Potential energy curves and electric dipole transition moments between different electronic states are computed for the antimony oxide molecule employing a relativistic configuration interaction scheme including the spin-orbit coupling interaction. Comparison is made with available experimental data as well as with the corresponding results which were recently reported for the isovalent BiO. A full core relativistic effective core potential proves to be quite effective in describing the antimony inner shells, thereby reducing the amount of computations considerably relative to an all-electron CI treatment. The calculated bond lengths re for the X1 2Π1/2 ground state and C 2Σ 1/2- excited state agree to within 0.01 Å of the respective measured values and good agreement is also found for the vibrational frequencies ωe of a large number of SbO states. The theoretical treatment tends to underestimate transition energy Te values, typically by 1000-2000 cm-1, reflecting the fact that all excited states have more open shells in their leading configurations than does the ground state itself. On the basis of the present calculations it has been possible to confirm a number of earlier assignments for the SbO upper states and also to aid in the experimental detection of several new transitions involving various a 4Π and b 4Σ- species which were not known at the time this work was begun.

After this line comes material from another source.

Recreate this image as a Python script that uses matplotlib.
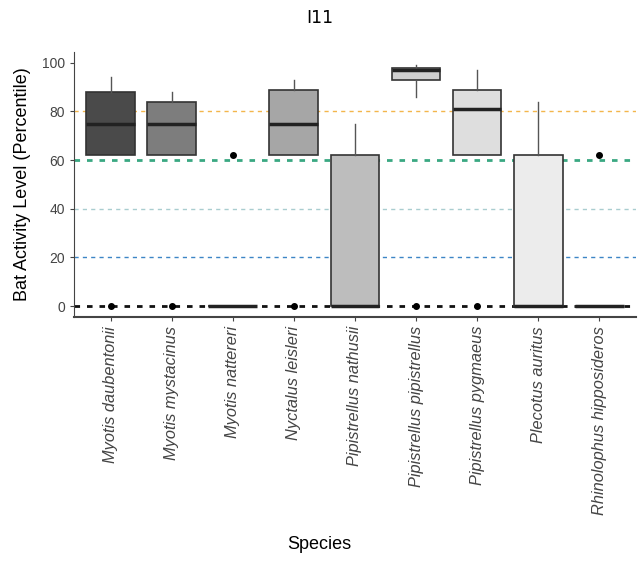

Theoretical values for the radiative lifetimes of the v′ = 0 levels of each of the above electronic states have also been obtained, and they are found to agree within at least a factor of 2 in most cases with the recent experimental values obtained by Fink, Shestakov, and co-workers. The lone exception found to date is for the B 2Σ+ state, but it is noted that nonadiabatic interactions between it and the b1 4Σ 1/2- state, as already discussed in an earlier review by Rai and Rai, could be at least partially responsible for this result. © 1995 American Institute of Physics.